Playing with Four Mallets: Application Opportunities
Playing with Four Mallets: Application Opportunities
by Emily Tannert Patterson and Josh Gottry
November 22, 2021
As a reminder, the terminology utilized in installments of this series on four-mallet keyboard technique were codified in Leigh Howard Stevens’ book Method of Movement. If you haven’t yet read the previous articles in the series, please check for archived articles in Rhythm! Scene. In this particular article, we’ll be addressing application of the concepts presented in these articles.
INITIAL APPLICATIONS
The most obvious way to apply four-mallet technique is to use it for specific exercises and solos written for four-mallet keyboard percussion. However, you’ll make more progress if you apply what you’ve learned in all sorts of settings as frequently as possible. Sometimes that may mean (especially if you are a younger student in a school band program) that you’ll have to make some adaptations to material that isn’t specifically written for four mallets. (If you ARE a student, make sure to clear these changes with your director before you try these!)
The easiest way to apply four-mallet technique is in daily warm-ups. This also ensures you have a designated time to practice the techniques on a daily basis. You can play chords (or 5ths or 4ths) using double vertical or single alternating strokes during long tones, and you can play scales using single independent strokes. Band parts are a bit trickier to adapt. You can use inside mallets (and occasionally some outside mallets) to play parts originally written for two mallets, but your performance must still be perfect in tone, touch, balance, and accuracy.
SOLO PERFORMANCE
The most appropriate and enriching outlet for application of your developed four-mallet technique is in solo performance. Consider what opportunities you might have for solo performance. An afternoon recital at a local nursing home, for example, would be a wonderful outreach opportunity for an appreciative audience, and a low-pressure performance opportunity for you. Some shopping malls allow for student performances in their large common spaces. Perhaps you can perform a solo between ensembles at a band concert, or if your band program does a solo and ensemble festival or solo recital event, use that as a chance to select a four-mallet solo.
Learning a keyboard solo, four-mallet or otherwise, allows you to play the primary role in the composition — something that is rare for a musician whose experience is mostly of playing band music — and to learn to shape, phrase, and present a melodic line (and often the accompaniment as well!).
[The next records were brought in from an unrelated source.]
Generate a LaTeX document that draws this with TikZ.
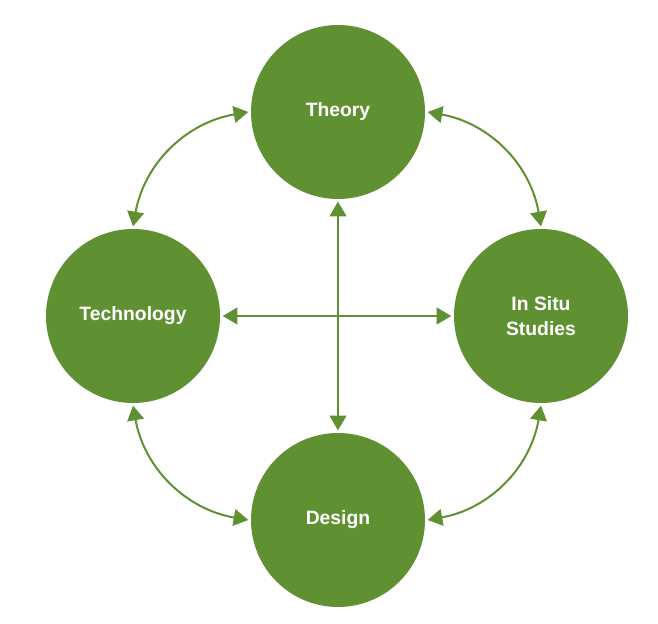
\documentclass[tikz,border=0pt]{standalone}
\usepackage{fontspec}
\setmainfont{Liberation Sans}
\usetikzlibrary{arrows.meta}
\definecolor{leaf}{RGB}{95,145,50}

\begin{document}
\begin{tikzpicture}[x=0.75pt, y=0.75pt,
    topic/.style={circle, fill=leaf, minimum size=130.5pt, inner sep=0pt, outer sep=2pt,
        text=white, align=center, font=\bfseries\fontsize{14.5}{18.5}\selectfont},
    link/.style={draw=leaf, line width=1.5pt, {Triangle[length=11pt, width=12.5pt]}-{Triangle[length=11pt, width=12.5pt]}}]
    \useasboundingbox (0,0) rectangle (658,624);

    % The four circles
    \node[topic] (theory) at (338,512) {Theory};
    \node[topic] (tech)   at (133,308) {Technology};
    \node[topic] (situ)   at (541,308) {In Situ\\Studies};
    \node[topic] (design) at (338,104) {Design};

    % Curved links round the ring
    \draw[link] (tech.north)  to[bend left=35] (theory.west);
    \draw[link] (theory.east) to[bend left=35] (situ.north);
    \draw[link] (situ.south)  to[bend left=35] (design.east);
    \draw[link] (design.west) to[bend left=35] (tech.south);

    % Straight links across the middle
    \draw[link] (tech.east) -- (situ.west);
    \draw[link] (theory.south) -- (design.north);
\end{tikzpicture}
\end{document}
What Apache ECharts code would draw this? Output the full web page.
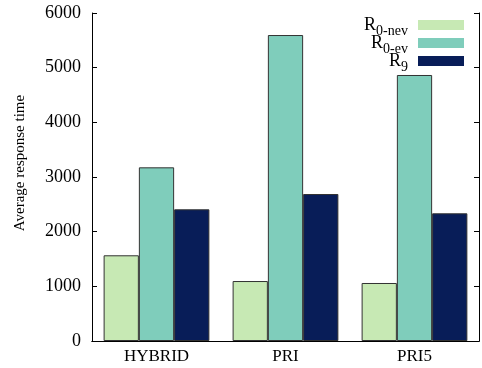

This is an invaluable experience. Since a majority of keyboard repertoire now requires the use of four mallets, developing and applying these skills allows you to access a much more diverse swathe of repertoire than you would otherwise be able to do.
CHOOSING LITERATURE
Take advantage of the variety of resources available to help you select your first four-mallet solos. Publisher websites, reviews of new literature in Percussive Notes, band directors, and percussion instructors are all able to help you choose your solo wisely. Starting with a short solo or etude that addresses one or two stroke types at a time, or working out of one of the many etude collections that progress pedagogically from beginning to intermediate to advanced technique will allow you to refine your technique gradually and hopefully ensure success both musically and technically.
If you’ve thoroughly read and applied to tips we’ve presented thus far in this series, you are ready to tackle some four-mallet literature, and we hope you will! Best of luck in the continued development of this new technique skill set.
Emily Tannert Patterson is a percussionist and online educator in Cambridge, UK. Previously she was a percussion educator, arranger, clinician, and consultant in the Austin, Texas, area, serving as the percussion director at Rouse High School and Wiley Middle School, in Leander, Texas from 2015–18 and at East View High School, Georgetown, Texas from 2011–15. Her ensembles garnered numerous accolades, including winning the 2016 PAS IPEC. Patterson holds a master’s degree in Percussion Performance from the University of Texas at Austin, where she studied with Thomas Burritt and Tony Edwards. Patterson earned her bachelor’s degree in Instrumental Music Studies, along with an undergraduate Performance Certificate in Percussion and her Texas teaching certificate, from UT in 2008, and received her bachelor’s degree in Journalism and Political Science from Northwestern University in 2004. Patterson marched with the Glassmen Drum and Bugle Corps in 2003 and was a member of the 2004 WGI world champion indoor drumline Music City Mystique. Prior to her move to the UK, she was active in judging around the country. Patterson holds professional memberships in the Texas Music Educators Association and PAS and serves on the PAS Education Committee.
Josh Gottry is a respected educator, accomplished percussionist, and internationally recognized composer who has been working with, and creating music for, the next generation of percussionists for over 20 years. He has served on the music faculty at college and university campuses around the Phoenix metropolitan area, works regularly with ensembles and students at all grade levels as a clinician and within his private lesson studio, and his performance record includes professional orchestras, musical theater, worship teams, jazz combos, community and chamber ensembles, as well as solo performances and recitals. Gottry is an ASCAP award-winning composer whose works have been performed at colleges and universities, junior high and high schools, and multiple national conferences, and he serves as editor for Rhythm! Scene.